Through an agreement adopted as an order of the Employment and Labour Relations Court in Nyeri, the matter was referred to the PSC.

The county has, however, turned guns on the commission for failing to hold an inter-parte hearing and locking it out of the process. It now wants PSC to recuse itself from hearing the dispute after it emerged that it met some parties individually instead of holding an inclusive hearing.

“It's clear the Public Service Commission has allowed this matter to proceed unprocedurally to the benefit of the appellants and to the detriment of each of the respondents. The Public Service Commission has demonstrated lack of impartiality,” Majimbo Advocates told the PSC in a letter seen by The Standard.

However, the union defended the decision to meet some parties, saying the "consultative" meeting was intended to seek an alternative mechanism of finalising the case as the parties had agreed on conciliation.

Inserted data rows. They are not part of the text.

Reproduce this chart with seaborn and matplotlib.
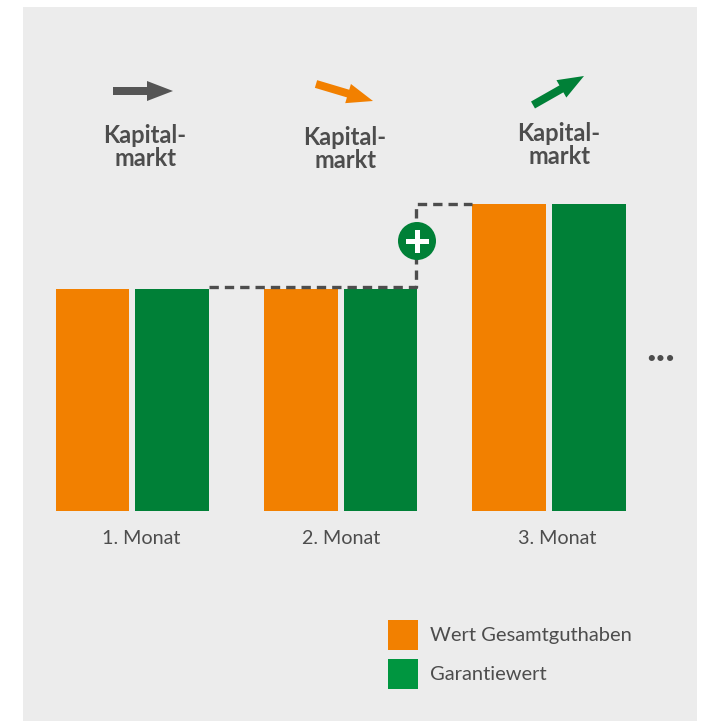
import matplotlib
matplotlib.use("Agg")
import matplotlib.pyplot as plt
from matplotlib.patches import Circle, FancyArrow, Rectangle
import pandas as pd
import seaborn as sns

# values (index: first month = 100)
months = ["1. Monat", "2. Monat", "3. Monat"]
gesamt = [100, 100, 138]
garantie = [100, 100, 138]
series_names = ["Wert Gesamtguthaben", "Garantiewert"]

GRAY_BG = "#ececec"
TEXT = "#4d4d4d"
ORANGE = "#f28000"
GREEN = "#008037"
LEGEND_GREEN = "#009640"

W, H = 705, 721

sns.set_theme(style="white")
plt.rcParams["font.family"] = ["Lato", "DejaVu Sans"]

df = pd.DataFrame({
    "Monat": months * 2,
    "Serie": [series_names[0]] * 3 + [series_names[1]] * 3,
    "Wert": gesamt + garantie,
})

fig = plt.figure(figsize=(W / 100, H / 100), dpi=100, facecolor="white")

# gray panel with the bars
left, right, top, bottom = 23, 697, 7, 721
ax = fig.add_axes([left / W, 1 - bottom / H, (right - left) / W, (bottom - top) / H])
ax.set_facecolor(GRAY_BG)
sns.barplot(data=df, x="Monat", y="Wert", hue="Serie", hue_order=series_names,
            palette=[ORANGE, GREEN], saturation=1, linewidth=0,
            width=0.767, gap=0.075, legend=False, ax=ax)
unit = 208.2
ax.set_xlim((left - 132.4) / unit, (right - 132.4) / unit)
ax.set_ylim((511 - bottom) / 2.225, (511 - top) / 2.225)
ax.set_xticks([])
ax.set_yticks([])
ax.set_xlabel("")
ax.set_ylabel("")
sns.despine(ax=ax, left=True, bottom=True)

# overlay in pixel units for the annotations
ov = fig.add_axes([0, 0, 1, 1])
ov.set_xlim(0, W)
ov.set_ylim(H, 0)
ov.axis("off")

for label, x in zip(months, [141, 341, 557]):
    ov.text(x, 538, label, ha="center", va="center", fontsize=14.2, color=TEXT)

for x, y in [(145, 147), (345, 149), (559, 145)]:
    ov.text(x, y, "Kapital-\nmarkt", ha="center", va="center", fontsize=17, fontweight="bold",
            color=TEXT, linespacing=0.95)

arrows = [((113, 91), (173, 91), "#555555"),
          ((316, 84), (373, 101), ORANGE),
          ((533, 105), (584, 76), GREEN)]
for (x0, y0), (x1, y1), col in arrows:
    ov.add_patch(FancyArrow(x0, y0, x1 - x0, y1 - y0, width=8, head_width=20, head_length=26,
                            length_includes_head=True, color=col, lw=0))

# dashed step between the months
ov.plot([209, 416, 416, 472], [287, 287, 204, 204], color=TEXT, lw=2.4,
        dashes=(2.8, 1.8), solid_joinstyle="miter", zorder=3)
ov.add_patch(Circle((417, 241), 19, color=GREEN, lw=0, zorder=4))
ov.add_patch(Rectangle((405.5, 238.5), 23, 5, color="white", lw=0, zorder=5))
ov.add_patch(Rectangle((414.5, 229.5), 5, 23, color="white", lw=0, zorder=5))

ov.text(660.5, 361, "...", ha="center", va="baseline", fontsize=29, fontweight="bold", color=TEXT)

# legend
for y, col, name in zip([620, 659], [ORANGE, LEGEND_GREEN], series_names):
    ov.add_patch(Rectangle((388, y), 30, 30, color=col, lw=0))
    ov.text(430, y + 15.5, name, ha="left", va="center", fontsize=14.5, color=TEXT)

plt.savefig("out.png", dpi=100)
plt.close()
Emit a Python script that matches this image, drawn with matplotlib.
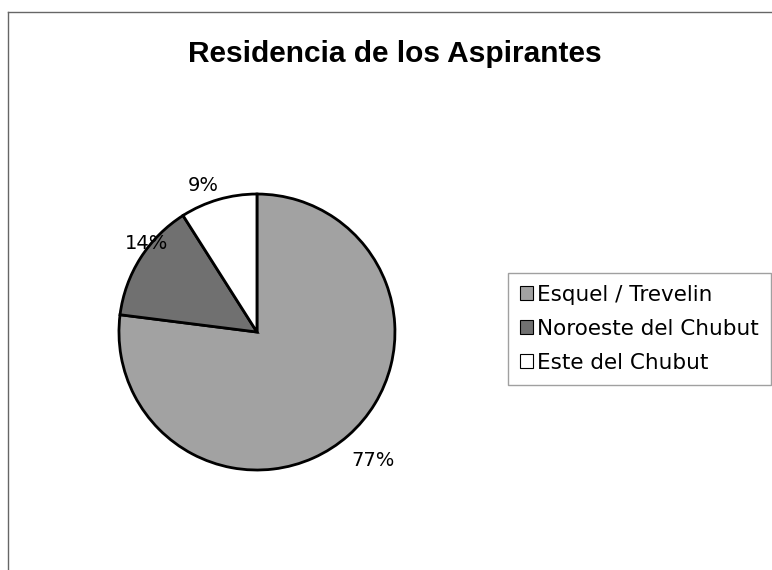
import matplotlib
matplotlib.use("Agg")
import matplotlib.pyplot as plt
from matplotlib.lines import Line2D

plt.rcParams['font.family'] = ['Liberation Sans', 'DejaVu Sans']

titulo = 'Residencia de los Aspirantes'
regiones = ['Esquel / Trevelin', 'Noroeste del Chubut', 'Este del Chubut']
porcentajes = [77, 14, 9]
colores = ['#a2a2a2', '#707070', '#ffffff']
# posicion de cada etiqueta de porcentaje (en radios del pastel)
pos_etiquetas = [(0.84, -0.93), (-0.80, 0.645), (-0.39, 1.06)]

fig = plt.figure(figsize=(7.72, 5.70), dpi=100)

# borde del grafico (solo izquierda y arriba, como en la imagen)
fig.add_artist(Line2D([0.0104, 0.0104], [0.0, 0.979], color='#666666', lw=1))
fig.add_artist(Line2D([0.0104, 1.0], [0.979, 0.979], color='#666666', lw=1))

fig.text(0.512, 0.891, titulo, ha='center', va='baseline', fontsize=21.5,
         fontweight='bold')

ax = fig.add_axes([0.1541, 0.1754, 0.3575, 0.4842])
wedges, textos, pcts = ax.pie(porcentajes, colors=colores, startangle=90,
                              counterclock=False, radius=1,
                              autopct='%d%%', pctdistance=1.15,
                              wedgeprops=dict(edgecolor='black', linewidth=2),
                              textprops=dict(fontsize=14, family='DejaVu Sans'))
for t, p in zip(pcts, pos_etiquetas):
    t.set_position(p)
ax.set_xlim(-1, 1)
ax.set_ylim(-1, 1)
ax.set_aspect('equal')

leg = fig.legend(wedges, regiones, loc='upper left',
                 bbox_to_anchor=(0.658, 0.521),
                 prop=dict(size=15.5, family='DejaVu Sans'),
                 frameon=True, fancybox=False, handlelength=0.6,
                 handleheight=0.6, handletextpad=0.2, borderpad=0.55,
                 labelspacing=0.65, borderaxespad=0)
leg.get_frame().set_edgecolor('#888888')
leg.get_frame().set_linewidth(1)
for h in leg.legend_handles:
    h.set_linewidth(0.8)

fig.savefig('out.png', dpi=100)
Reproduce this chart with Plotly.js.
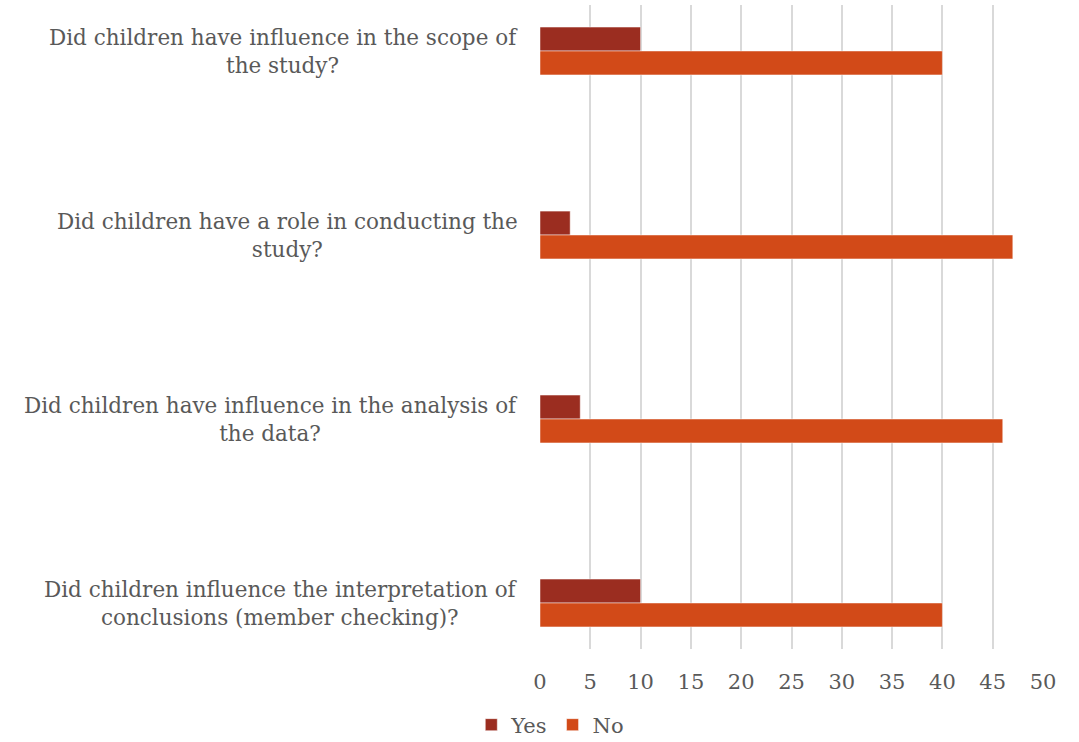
<!DOCTYPE html>
<html>
<head>
<meta charset="utf-8">
<script src="https://cdn.plot.ly/plotly-3.0.1.min.js"></script>
<style>html,body{margin:0;padding:0;background:#fff;}#chart{width:1079px;height:742px;}</style>
</head>
<body>
<div id="chart"></div>
<script>
const categories = [
  "Did children have influence in the scope of<br>the study?",
  "Did children have a role in conducting the<br>study?",
  "Did children have influence in the analysis of<br>the data?",
  "Did children influence the interpretation of<br>conclusions (member checking)?"
];
const yesValues = [10, 3, 4, 10];
const noValues = [40, 47, 46, 40];
const seriesNames = ["Yes", "No"];
const xTicks = [0, 5, 10, 15, 20, 25, 30, 35, 40, 45, 50];

const FONT = "DejaVu Serif, Liberation Serif, serif";
const TXT = "#595959";

const traces = [
  {type: "bar", orientation: "h", name: seriesNames[0], y: categories, x: yesValues,
   marker: {color: "#9B2D20", line: {color: "rgba(255,255,255,0.6)", width: 0.8}}, hoverinfo: "x"},
  {type: "bar", orientation: "h", name: seriesNames[1], y: categories, x: noValues,
   marker: {color: "#D24A18", line: {color: "rgba(255,255,255,0.6)", width: 0.8}}, hoverinfo: "x"}
];

const annotations = categories.map(c => ({
  xref: "paper", yref: "y", x: 0, y: c, xanchor: "right", yanchor: "middle",
  xshift: -20, align: "center", showarrow: false, text: c,
  font: {family: FONT, size: 21.5, color: TXT}
}));

const layout = {
  width: 1079, height: 742,
  margin: {l: 540, r: 36, t: 5, b: 93, autoexpand: false},
  paper_bgcolor: "#fff", plot_bgcolor: "#fff",
  barmode: "group", bargap: 0.74, bargroupgap: 0,
  font: {family: FONT, color: TXT},
  xaxis: {range: [0, 50], tickvals: xTicks, ticktext: xTicks.map(String),
          showgrid: true, gridcolor: "#D9D9D9", gridwidth: 2, zeroline: false,
          showline: false, ticks: "", ticklabelstandoff: 18,
          tickfont: {family: FONT, size: 21, color: TXT}, fixedrange: true},
  yaxis: {type: "category", categoryorder: "array", categoryarray: categories,
          range: [3.25, -0.25], showticklabels: false, showgrid: false, zeroline: false,
          showline: false, ticks: "", fixedrange: true},
  showlegend: true,
  legend: {orientation: "h", xref: "container", yref: "paper", x: 0.51, xanchor: "center",
           y: -0.118, yanchor: "middle", traceorder: "normal",
           font: {family: FONT, size: 21, color: TXT}, itemwidth: 30},
  annotations: annotations
};

Plotly.newPlot("chart", traces, layout, {displayModeBar: false, staticPlot: true});
</script>
</body>
</html>
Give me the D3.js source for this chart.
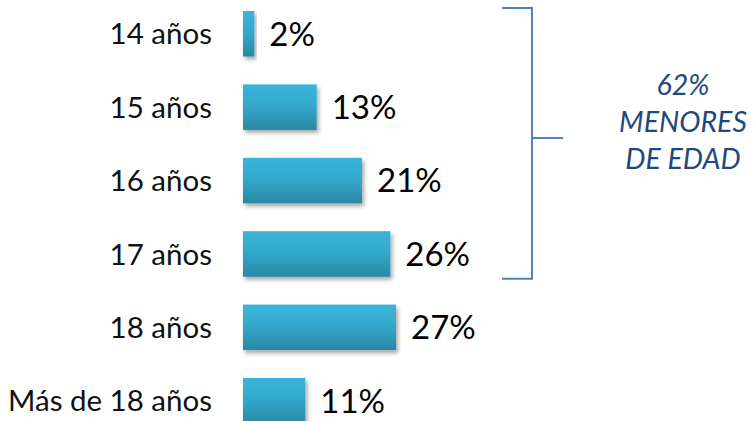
<!DOCTYPE html>
<html>
<head>
<meta charset="utf-8">
<script src="https://cdn.jsdelivr.net/npm/d3@7"></script>
<style>
  body { margin: 0; background: #fff; }
  svg { display: block; }
</style>
</head>
<body>
<svg id="chart"></svg>
<script>
// data
var categories = ['14 años', '15 años', '16 años', '17 años', '18 años', 'Más de 18 años']
var values = [2, 13, 21, 26, 27, 11]
var groupLabel = ['62%', 'MENORES', 'DE EDAD']
var groupCats = ['14 años', '17 años']

var width = 753
var height = 421

var data = categories.map((c, i) => ({ cat: c, value: values[i] }))

var svg = d3.select('#chart').attr('width', width).attr('height', height)

var defs = svg.append('defs')
var grad = defs.append('linearGradient')
  .attr('id', 'barGrad')
  .attr('x1', 0).attr('y1', 0).attr('x2', 0).attr('y2', 1)
grad.append('stop').attr('offset', '0%').attr('stop-color', '#39b5da')
grad.append('stop').attr('offset', '45%').attr('stop-color', '#33a9cc')
grad.append('stop').attr('offset', '100%').attr('stop-color', '#2a88a4')

var shadow = defs.append('filter')
  .attr('id', 'shadow')
  .attr('x', '-20%').attr('y', '-20%').attr('width', '140%').attr('height', '160%')
shadow.append('feDropShadow')
  .attr('dx', 2).attr('dy', 3).attr('stdDeviation', 2)
  .attr('flood-color', '#000').attr('flood-opacity', 0.35)

var x = d3.scaleLinear()
  .domain([0, 27])
  .range([243, 396])

var y = d3.scaleBand()
  .domain(categories)
  .range([11, 423.5])
  .paddingInner(0.38)
  .paddingOuter(0)

// bars
svg.append('g')
  .selectAll('rect')
  .data(data)
  .enter()
  .append('rect')
  .attr('x', x(0))
  .attr('y', d => y(d.cat))
  .attr('width', d => x(d.value) - x(0))
  .attr('height', y.bandwidth())
  .attr('fill', 'url(#barGrad)')
  .attr('filter', 'url(#shadow)')

// value labels
svg.append('g')
  .selectAll('text')
  .data(data)
  .enter()
  .append('text')
  .attr('x', d => x(d.value) + 15)
  .attr('y', d => y(d.cat) + y.bandwidth() / 2)
  .attr('dy', '0.36em')
  .attr('font-family', 'Lato, sans-serif')
  .attr('font-size', 33)
  .attr('fill', '#000')
  .text(d => d.value + '%')

// category labels
svg.append('g')
  .selectAll('text')
  .data(data)
  .enter()
  .append('text')
  .attr('x', 212)
  .attr('y', d => y(d.cat) + y.bandwidth() / 2)
  .attr('dy', '0.36em')
  .attr('text-anchor', 'end')
  .attr('font-family', 'Lato, sans-serif')
  .attr('font-size', 29.5)
  .attr('fill', '#111')
  .text(d => d.cat)

// bracket for the under-age group
var bTop = y(groupCats[0]) - 3
var bBot = y(groupCats[1]) + y.bandwidth() + 2
var bX = 532
var bMid = bTop + (bBot - bTop) * 0.48

svg.append('path')
  .attr('d', `M502,${bTop}H${bX}V${bBot}H502M${bX},${bMid}H563`)
  .attr('fill', 'none')
  .attr('stroke', '#4f81bd')
  .attr('stroke-width', 2)

svg.append('g')
  .selectAll('text')
  .data(groupLabel)
  .enter()
  .append('text')
  .attr('x', 683)
  .attr('y', (d, i) => 95 + i * 37)
  .attr('text-anchor', 'middle')
  .attr('font-family', 'Lato, sans-serif')
  .attr('font-style', 'italic')
  .attr('font-size', 28.5)
  .attr('fill', '#1f497d')
  .text(d => d)
</script>
</body>
</html>
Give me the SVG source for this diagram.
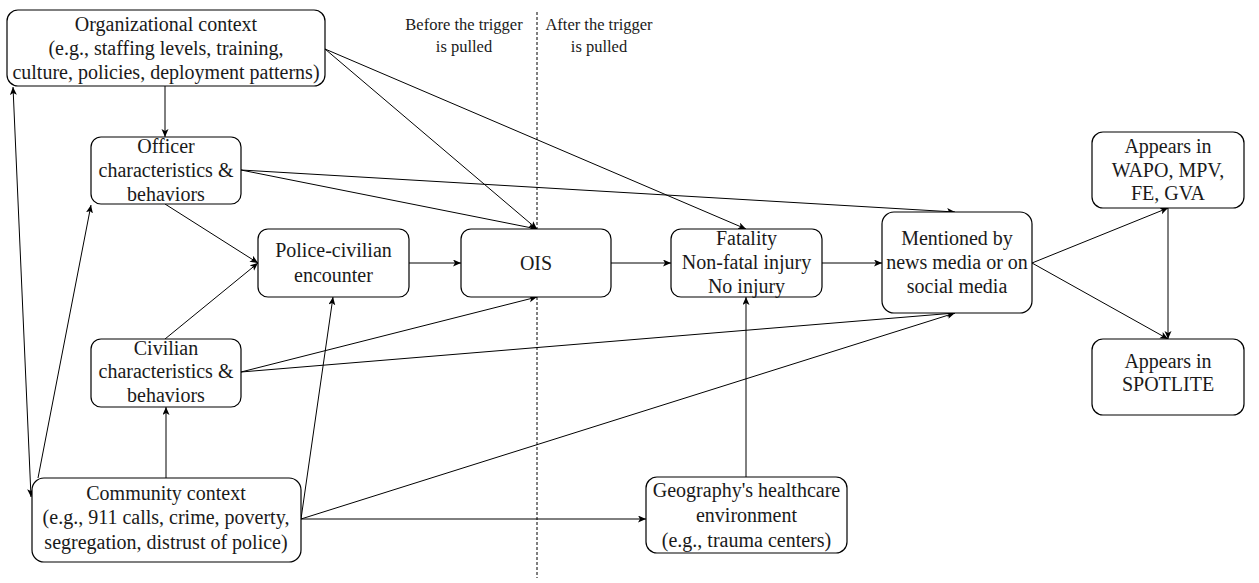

PSC chief executive officer Jane Chege on March 30 wrote to the doctors’ union and the public service board recommending that each appoints two members to facilitate conciliation. "The Commission met with the parties with a view of seeking an alternative mechanism of finalising the case and agreed that the conciliation process be adopted in accordance with the provisions of Regulation, 78 of the PSC Regulations 2020," Ms Chege said in the letter.

She said the conciliation and the deliberations would have culminated in a return-to-work agreement that was to be registered with the court.

But the county government has accused the commission of not according the parties a fair hearing and having a predetermined outcome of the dispute.

A conciliation meeting scheduled for May 18, and which was to be chaired by former Labour Commissioner Geoffrey Omondi, aborted as the county government objected to the process while PSC insisted the devolved unit was not party to the matter.